All children returned safely, but one little girl lost a purse and a boy a case.

A brown leghorn cross Sussex hen owned by Mrs M. Rushby of Laxton, has laid an egg weighing 6 3/4oz. The hen has now resumed normal laying.

Newark Round Table's chairman, Roy Smith, had a ducking in Grantham Canal by 11 team mates.

Newark were the winners in a three-cornered canoe challenge contest - the first ever to be held between Nottingham, Grantham and Newark Round Tables.

Each team with 12 canoeists, each racing an individual relay, went through a pretty slimy time one way or another, and Newark's team came in first.

Roy Smith got his ducking as a sort of celebration.

Colin Tipler of Grantham, also in the race, said he would award a cup to the winners, to be raced for each year on the canal.

One sporting gesture by Newark in that race - they too used only a single paddle when Grantham broke their double paddle.


June 4 1952

An Elston man who started his own bus service in 1919 with a converted car, drove into Newark on Friday the latest addition to his coach fleet - a £5,000 41-seater Daimler.

The bus went into service on W. Gash and Sons' Newark to Nottingham run on Saturday. Mr W. Gash, who drove the converted Humber car 33 years ago from Elston to Newark, is seen above with his new coach.

He is showing the 60-horsepower engine, more powerful than those in the firm's double deckers, which is stowed amidships under the passengers' feet.

Radio loudspeakers are let into the ceiling above their heads so that the reception is the same all over the vehicle.

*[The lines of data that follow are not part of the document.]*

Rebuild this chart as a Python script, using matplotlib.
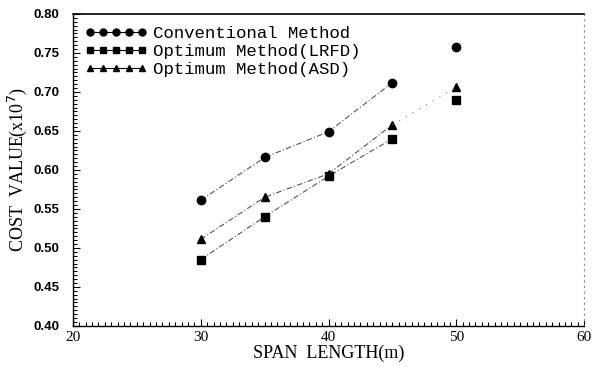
import matplotlib
matplotlib.use("Agg")
import matplotlib.pyplot as plt
from matplotlib.ticker import MultipleLocator

# ─── data ─────────────────────────────────────────────
span = [30, 35, 40, 45, 50]
conventional = [0.561, 0.616, 0.649, 0.712, 0.758]
optimum_lrfd = [0.485, 0.540, 0.592, 0.640, 0.690]
optimum_asd = [0.511, 0.565, 0.595, 0.658, 0.706]

labels = ["Conventional Method", "Optimum Method(LRFD)", "Optimum Method(ASD)"]
markers = ["o", "s", "^"]
msizes = [6, 6, 6]

fig = plt.figure(figsize=(5.93, 3.67), dpi=100)
ax = fig.add_axes([0.123, 0.112, 0.862, 0.850])

dash = (0, (5, 2, 1, 2))
series = [conventional, optimum_lrfd, optimum_asd]
for vals, lab, mk, ms in zip(series, labels, markers, msizes):
    # lines only join the first four spans, the 50 m point stands alone
    ax.plot(span[:4], vals[:4], linestyle=dash, color="#555555", lw=0.8)
    ax.plot(span, vals, linestyle="none", marker=mk, ms=ms, color="black")
    # legend proxy
    ax.plot([], [], linestyle="-", lw=0.8, marker=mk, ms=5, color="black", label=lab)

# faint dotted tail from 45 to 50
ax.plot(span[3:], optimum_asd[3:], linestyle=(0, (1, 6)), color="#777777", lw=0.8)

ax.set_xlim(20, 60)
ax.set_ylim(0.40, 0.80)
ax.xaxis.set_major_locator(MultipleLocator(10))
ax.xaxis.set_minor_locator(MultipleLocator(0.5))
ax.yaxis.set_major_locator(MultipleLocator(0.05))
ax.yaxis.set_minor_locator(MultipleLocator(0.005))
ax.tick_params(which="both", direction="in", top=False, right=False, width=0.8)
ax.tick_params(which="major", length=5)
ax.tick_params(which="minor", length=3)
ax.tick_params(axis="y", pad=10)
ax.tick_params(axis="x", pad=4)

ax.set_yticklabels([f"{v:.2f}" for v in ax.get_yticks()],
                   fontdict={"family": "Liberation Sans", "weight": "bold", "size": 9.5})
ax.set_xticklabels([f"{v:.0f}" for v in ax.get_xticks()],
                   fontdict={"family": "Liberation Serif", "size": 11})

ax.spines["right"].set_linestyle((0, (1, 4)))
ax.spines["right"].set_color("#888888")
ax.spines["right"].set_linewidth(0.8)
ax.spines["top"].set_linewidth(1.2)
ax.spines["left"].set_linewidth(1.0)
ax.spines["bottom"].set_linewidth(1.0)

ax.set_xlabel("SPAN  LENGTH(m)", family="Liberation Serif", fontsize=13, labelpad=0)
ax.set_ylabel("COST  VALUE(x10$^{7}$)", family="Liberation Serif", fontsize=13, labelpad=3)

leg = ax.legend(loc="upper left", frameon=False, numpoints=5, handlelength=3.6,
                handletextpad=0.3, labelspacing=0.15, borderaxespad=0.3,
                borderpad=0.4, prop={"family": "Liberation Mono", "size": 12.5})

fig.savefig("out.png", dpi=100)
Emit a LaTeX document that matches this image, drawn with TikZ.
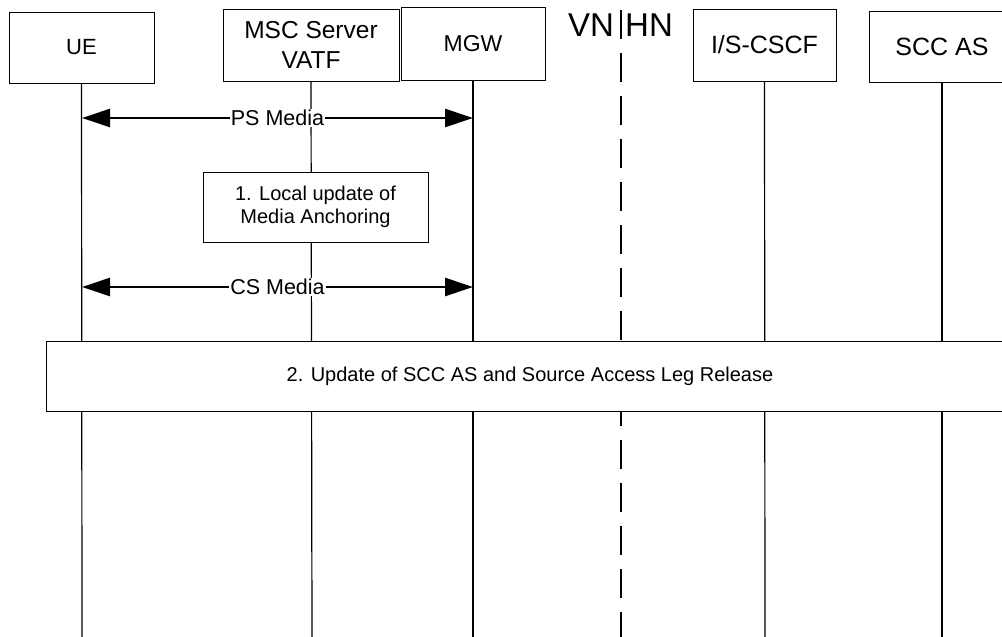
\documentclass[tikz,border=0pt]{standalone}
\usepackage{fontspec}
\setmainfont{Liberation Sans}
\usetikzlibrary{arrows.meta}
\tikzset{
  entity/.style={draw=black, line width=1pt, fill=white, align=center, inner sep=0pt},
  life/.style={line width=1.2pt},
  border/.style={line width=1.2pt, dash pattern=on 29pt off 14pt},
  stepbox/.style={draw=black, line width=1pt, fill=white, align=center, inner sep=0pt},
  media/.style={line width=2.6pt, {Triangle[length=28pt,width=18pt]}-{Triangle[length=28pt,width=18pt]}},
  medialabel/.style={fill=white, inner sep=1pt, font=\fontsize{21.5}{25}\selectfont}
}
\begin{document}
\begin{tikzpicture}[x=1pt,y=-1pt]
\useasboundingbox (0,0) rectangle (1002,637);
% lifeline ends
\coordinate (ueEnd) at (82,637);
\coordinate (mscEnd) at (312,637);
\coordinate (mgwEnd) at (473,637);
\coordinate (vnTop) at (621,10);
\coordinate (vnEnd) at (621,637);
\coordinate (cscfEnd) at (765,637);
\coordinate (sccEnd) at (942,637);
% header boxes
\node[entity, minimum width=145pt, minimum height=71pt, font=\fontsize{22}{26}\selectfont] (ue) at (81.5,47.5) {UE};
\node[entity, minimum width=176pt, minimum height=72pt, font=\fontsize{24.5}{30}\selectfont] (msc) at (311,45) {MSC Server\\VATF};
\node[entity, minimum width=144pt, minimum height=73pt, font=\fontsize{23}{27}\selectfont] (mgw) at (473,43.5) {MGW};
\node[entity, minimum width=143pt, minimum height=72pt, font=\fontsize{25}{29}\selectfont] (cscf) at (764.5,45) {I/S-CSCF};
\node[entity, minimum width=146pt, minimum height=71pt, font=\fontsize{25}{29}\selectfont] (scc) at (942,46.5) {SCC AS};
\node[font=\fontsize{33}{37}\selectfont, inner sep=0pt] (vn) at (591,25) {VN};
\node[font=\fontsize{33}{37}\selectfont, inner sep=0pt] (hn) at (649,25) {HN};
% lifelines
\draw[life] (ue.south) -- (ueEnd);
\draw[life] (msc.south) -- (mscEnd);
\draw[life] (mgw.south) -- (mgwEnd);
\draw[life] (cscf.south) -- (cscfEnd);
\draw[life] (scc.south) -- (sccEnd);
\draw[border] (vnTop) -- (vnEnd);
% step boxes
\node[stepbox, minimum width=225pt, minimum height=70pt, font=\fontsize{20}{23}\selectfont] (s1) at (315.5,207) {1. Local update of\\Media Anchoring};
\node[stepbox, minimum width=968pt, minimum height=70pt, font=\fontsize{20}{24}\selectfont] (s2) at (530,376) {2. Update of SCC AS and Source Access Leg Release};
% media arrows
\coordinate (psL) at (82,118);
\coordinate (psR) at (473,118);
\coordinate (csL) at (82,287);
\coordinate (csR) at (473,287);
\draw[media] (psL) -- node[medialabel] {PS Media} (psR);
\draw[media] (csL) -- node[medialabel] {CS Media} (csR);
\end{tikzpicture}
\end{document}
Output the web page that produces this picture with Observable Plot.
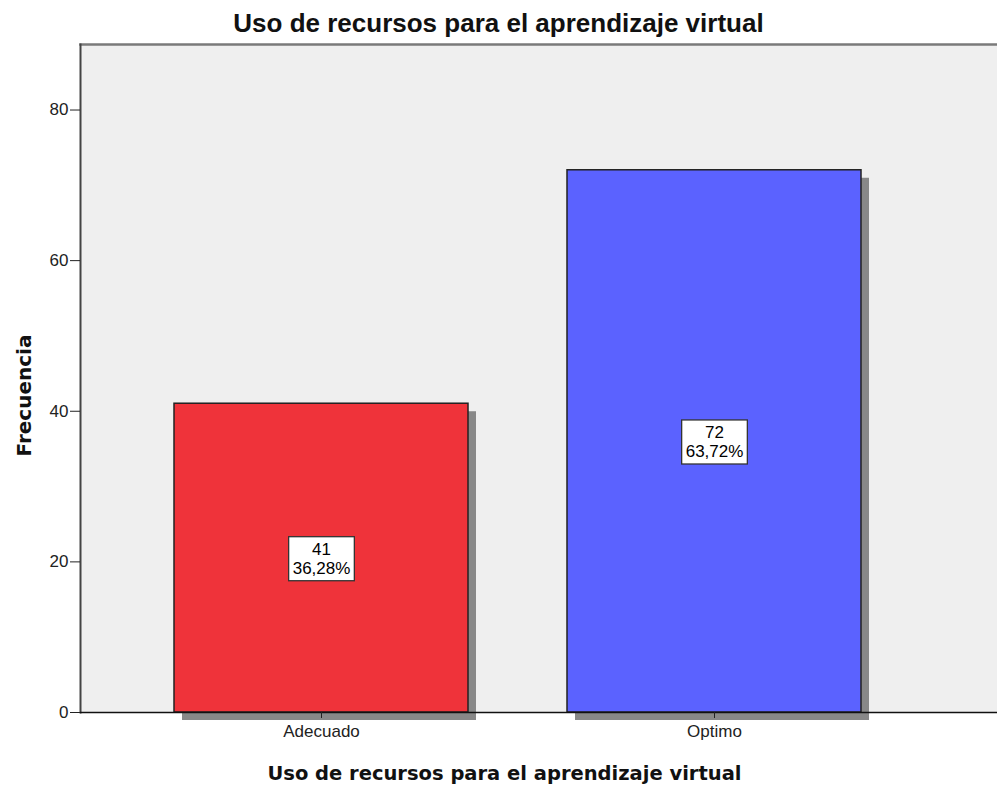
<!DOCTYPE html>
<html>
<head>
<meta charset="utf-8">
<script src="https://cdn.jsdelivr.net/npm/d3@7"></script>
<script src="https://cdn.jsdelivr.net/npm/@observablehq/plot@0.6"></script>
<style>
  html, body { margin: 0; padding: 0; background: white; }
  #wrap { width: 997px; }
  #title {
    width: 997px; height: 40px; box-sizing: border-box; padding-top: 10px;
    text-align: center; font-family: "Liberation Sans", Arial, sans-serif;
    font-weight: bold; font-size: 26px; line-height: 1; color: #111;
  }
  svg { display: block; }
</style>
</head>
<body>
<div id="wrap">
  <div id="title"></div>
  <div id="chart"></div>
</div>
<script>
// ---- data ----
const chartTitle = "Uso de recursos para el aprendizaje virtual";
const xLabel = "Uso de recursos para el aprendizaje virtual";
const yLabel = "Frecuencia";
const categories = ["Adecuado", "Optimo"];
const frequencies = [41, 72];
const percentLabels = ["36,28%", "63,72%"];
const yTicks = [0, 20, 40, 60, 80];
const yMax = 88.7;

// ---- styles ----
const barColors = ["#ef333a", "#5b62ff"];

const data = categories.map((c, i) => ({category: c, value: frequencies[i], pct: percentLabels[i]}));

document.getElementById("title").textContent = chartTitle;

const chart = Plot.plot({
  width: 997,
  height: 747,
  marginTop: 4,
  marginBottom: 75,
  marginLeft: 80,
  marginRight: 0,
  style: {fontFamily: "'Liberation Sans', Arial, sans-serif", fontSize: "17px", background: "white", color: "#222", overflow: "visible"},
  x: {domain: categories, range: [80, 955], paddingInner: 0.252, paddingOuter: 0.239},
  y: {domain: [0, yMax]},
  color: {domain: categories, range: barColors},
  marks: [
    Plot.frame({fill: "#efefef", stroke: "none"}),
    Plot.frame({anchor: "top", stroke: "#7a7a7a", strokeWidth: 2.5}),
    Plot.frame({anchor: "left", stroke: "#444", strokeWidth: 2}),
    Plot.barY(data, {x: "category", y: "value", fill: "#888", dx: 8, dy: 8}),
    Plot.barY(data, {x: "category", y: "value", fill: "category", stroke: "#222", strokeWidth: 1.5}),
    Plot.ruleY([0], {stroke: "#111", strokeWidth: 1.5}),
    Plot.axisX({tickSize: 6, tickPadding: 6, label: null, fontSize: 17}),
    Plot.axisY({ticks: yTicks, tickSize: 10, tickPadding: 2, label: null, fontSize: 17, tickFormat: d => String(d)}),
    Plot.text(data, {x: "category", y: d => d.value / 2, text: d => `${d.value}\n${d.pct}`, lineHeight: 1.12, fontSize: 17, fill: "black"}),
    Plot.text([xLabel], {frameAnchor: "bottom", lineAnchor: "middle", textAnchor: "middle", dx: -34.5, dy: 61.6, fontFamily: "'DejaVu Sans', sans-serif", fontWeight: "bold", fontSize: 19.5, fill: "#111"}),
    Plot.text([yLabel], {frameAnchor: "left", rotate: -90, lineAnchor: "middle", textAnchor: "middle", dx: -56, dy: 17, fontFamily: "'DejaVu Sans', sans-serif", fontWeight: "bold", fontSize: 20, fill: "#111"})
  ]
});

document.getElementById("chart").appendChild(chart);

// white boxes behind the value labels (first text mark = bar labels)
const labelGroup = chart.querySelector('g[aria-label="text"]');
if (labelGroup) {
  labelGroup.querySelectorAll("text").forEach(t => {
    const bb = t.getBBox();
    const r = document.createElementNS("http://www.w3.org/2000/svg", "rect");
    r.setAttribute("x", bb.x - 4);
    r.setAttribute("y", bb.y - 3);
    r.setAttribute("width", bb.width + 8);
    r.setAttribute("height", bb.height + 6);
    r.setAttribute("fill", "white");
    r.setAttribute("stroke", "#333");
    r.setAttribute("stroke-width", "1.3");
    if (t.getAttribute("transform")) r.setAttribute("transform", t.getAttribute("transform"));
    t.parentNode.insertBefore(r, t);
  });
}
</script>
</body>
</html>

Heaters are fitted, and demisters for the front windows. About 12 miles to the gallon is the diesel engine's fuel consumption.

Newark was the most thrifty of towns in six counties during the half year just ended, it was announced at a National Savings meeting in Newark on Thursday.

The average amount saved by every Newarker every week from October to March was 17s 6d.

Thursday's meeting, in Newark Town Hall, was to revive the National Savings Committee that existed in Newark during the 1939-45 war. Plaques commemorating Newark's successes in wartime savings campaigns hung on the walls.